Yes, I think this is where the "cheating" thing is coming from. Last YEAR, we were watching one of those talk shows on tv about infidelity. I said that if he ever cheat that I would forgive him. To me they were just words, reality is something different. Ever since I made that comment he had been hounding me. I haven't done anything. 

It's the most sickening feeling to have to walk on eggshells around someone. We go through this every couple of months since then and he screams and yells at me about this. He threatens divorce and I beg him to stay (I know, that's pathetic). I'm at the point where if he thinks so little of me and obviously doesn't trust me for making a comment then it's not worth it. 

I can't even describe to you how it's affecting my day-to-day life.


----------



## Jamison (Feb 10, 2011)

Whyme?? said:


> I think this is where the "cheating" thing is coming from. Last YEAR, we were watching one of those talk shows on tv about infidelity. I said that if he ever cheat that I would forgive him. To me they were just words, reality is something different. Ever since I made that comment he had been hounding me. I haven't done anything.
> 
> It's the most sickening feeling to have to walk on eggshells around someone. We go through this every couple of months since then and he screams and yells at me about this. He threatens divorce and I beg him to stay (I know, that's pathetic). I'm at the point where if he thinks so little of me and obviously doesn't trust me for making a comment then it's not worth it.
> 
> I can't even describe to you how it's affecting my day-to-day life.


Exactly how is it affecting your day to day life? I mean this has been going on for a year and still is, what do you expect to happen? I doubt you're going to wake up one morning and he will just all of a sudden stop accusing you, tv show or not.

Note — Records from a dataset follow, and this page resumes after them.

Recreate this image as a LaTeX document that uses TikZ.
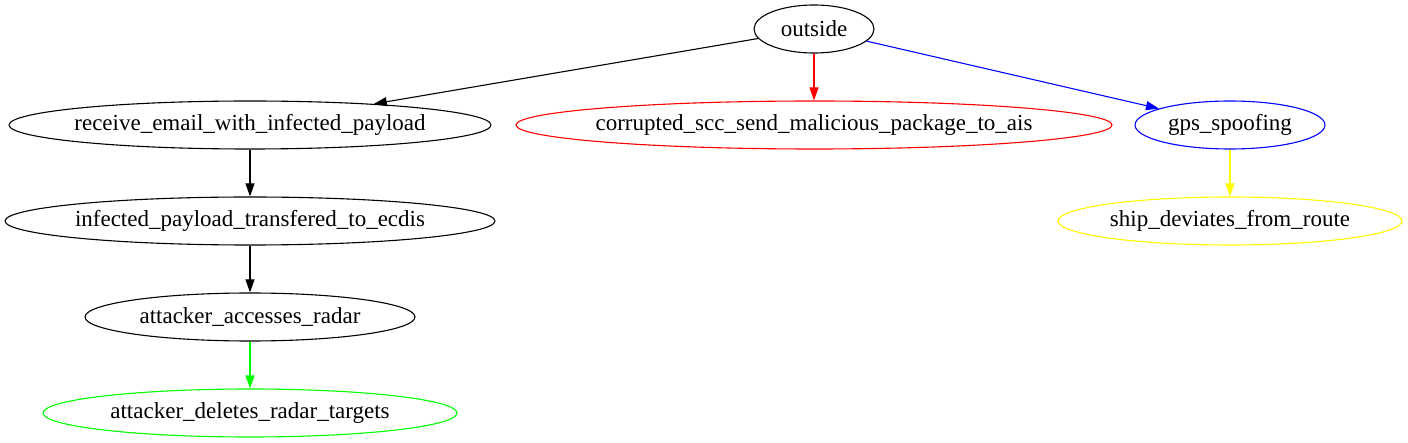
\documentclass[tikz,border=0pt]{standalone}
\usepackage{fontspec}
\setmainfont{Liberation Serif}
\usetikzlibrary{shapes.geometric,arrows.meta}
\definecolor{gvyellow}{RGB}{255,255,0}
\definecolor{gvgreen}{RGB}{0,255,0}
\definecolor{gvred}{RGB}{255,0,0}
\definecolor{gvblue}{RGB}{0,0,255}
\begin{document}
\begin{tikzpicture}[x=1pt,y=-1pt,
  gvnode/.style={draw, ellipse, line width=1.1pt, inner sep=0pt, minimum height=48pt,
    font=\fontsize{23}{26}\selectfont},
  gvedge/.style={line width=1.1pt, -{Triangle[length=13pt,width=9pt]}}]
\useasboundingbox (0,0) rectangle (1408,443);
\newcommand{\lbl}[1]{\makebox[0pt]{#1}}
\node[gvnode, minimum width=120pt] (out) at (814,29) {\lbl{outside}};
\node[gvnode, minimum width=482pt] (rec) at (250,125) {\lbl{receive\_email\_with\_infected\_payload}};
\node[gvnode, gvred, minimum width=596pt, text=black] (cor) at (814,125) {\lbl{corrupted\_scc\_send\_malicious\_package\_to\_ais}};
\node[gvnode, gvblue, minimum width=190pt, text=black] (gps) at (1230,125) {\lbl{gps\_spoofing}};
\node[gvnode, minimum width=490pt] (inf) at (250,221) {\lbl{infected\_payload\_transfered\_to\_ecdis}};
\node[gvnode, gvyellow, minimum width=344pt, text=black] (ship) at (1230,221) {\lbl{ship\_deviates\_from\_route}};
\node[gvnode, minimum width=330pt] (acc) at (250,317) {\lbl{attacker\_accesses\_radar}};
\node[gvnode, gvgreen, minimum width=414pt, text=black] (del) at (250,413) {\lbl{attacker\_deletes\_radar\_targets}};
\draw[gvedge] (out) -- (rec);
\draw[gvedge, gvred] (out) -- (cor);
\draw[gvedge, gvblue] (out) -- (gps);
\draw[gvedge, gvyellow] (gps) -- (ship);
\draw[gvedge] (rec) -- (inf);
\draw[gvedge] (inf) -- (acc);
\draw[gvedge, gvgreen] (acc) -- (del);
\end{tikzpicture}
\end{document}
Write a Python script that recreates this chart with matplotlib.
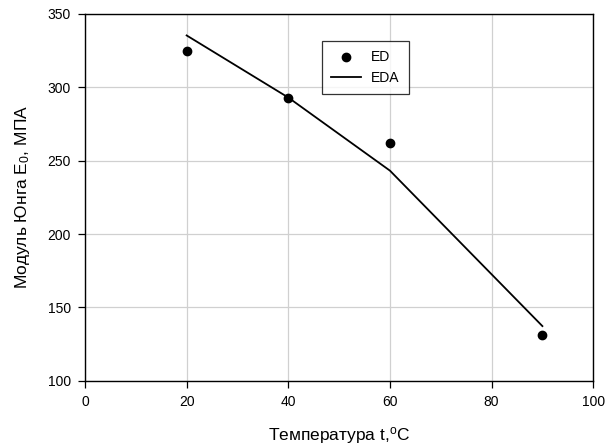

If its bad as you say and you're tired of it as you seem, you wouldn't be still putting up with it year later. If its really affecting your life, you need to rid yourself of this situation. If you are both in counseling, thats good, but doesn't seem to stop his actions. If you're not in counseling, I would say get into some ASAP if you want to try and make it work.


----------



## Whyme?? (Oct 31, 2011)

I wanted to try counseling, but is opposed to it. I even located marriage counselors in our area and he refused.

As far as it affecting my day-to-day life...I mean I'm going home from work in an hour and I'm going to be around a ticking time bomb. I know what he's doing is verbal and emotional abuse, but I want to fix this. When he gets like this he doesn't let me sleep; we'll fight all night. He says I value my sleep more than the marriage, but I'm the one who has to go to work on the morning!

I don't know what's wrong with me to still be putting up with it. I don't....

I just want to clarify day-to-day....These explosions happen every couple of months, but they last for days! He could be fine in the morning, but by the evening his pissed off at me about something and that comment comes up.


----------



## Whyme?? (Oct 31, 2011)

Just another part of my day....I left my day job to head to my part time job where I'll be until 7:30 p.m. and my husband calls to tell me that he doesn't want to be married anymore. I finally said ok, whatever you want. This married/not married thing has been going on for a couple of years now, so I'm tired of want to figure things out.


----------



## HerToo (Oct 3, 2011)

That's sad. I'm so sorry.


----------



## Jellybeans (Mar 8, 2011)

Maybe he is cheating on u. This is no way to live. He's emotionally abusive and has isses. Call his bluff tho it sounds like u did.
_Posted via Mobile Device_


----------



## kekel1123 (Aug 17, 2011)

Whyme?? said:


> Just another part of my day....I left my day job to head to my part time job where I'll be until 7:30 p.m. and my husband calls to tell me that he doesn't want to be married anymore. I finally said ok, whatever you want. This married/not married thing has been going on for a couple of years now, so I'm tired of want to figure things out.


Thats emotional blackmail/abuse! If he doesnt want to be married to you, then what does he wants? Seperation/divorce? If its going on for few years, he is bluffing. I know there are reasons that he said that, but it takes two to tango, So think about the relatiopnship, what happened over the past few years between you. And you may bluff him as well, serve him D papers (i dont advocate it, its just a bluff) lets see what his reaction will be. Because if he really wants a divorce, he can file anytime he wants.No one can stop him for doing it. Thats my opinion. I am with the same predicament as yours. Its just its my wife who wants it.


----------



## AgentD (Dec 27, 2010)

Whyme?? said:


> Just another part of my day....I left my day job to head to my part time job where I'll be until 7:30 p.m. and my husband calls to tell me that he doesn't want to be married anymore. I finally said ok, whatever you want. This married/not married thing has been going on for a couple of years now, so I'm tired of want to figure things out.


He is telling you what he wants, and I think he has been for awhile, its time to listen.


----------



## that_girl (Jul 6, 2011)

Jamison said:


> Maybe the one doing the accusing is the one doing what they are accusing the other person of?
> 
> I'm not saying for sure that he is, BUT if you're not, then there is no real reason for him saying that to you. Stress doesn't cause other people to accuse them of cheating. You have bigger fish to fry going on here as well, he is also calling you names, yelling, telling you he hates you, and punching holes in the wall.
> 
> My suggestion to you is, ask yourself what are you getting out of this? Its unhealthy, and abusive.


:iagree:


----------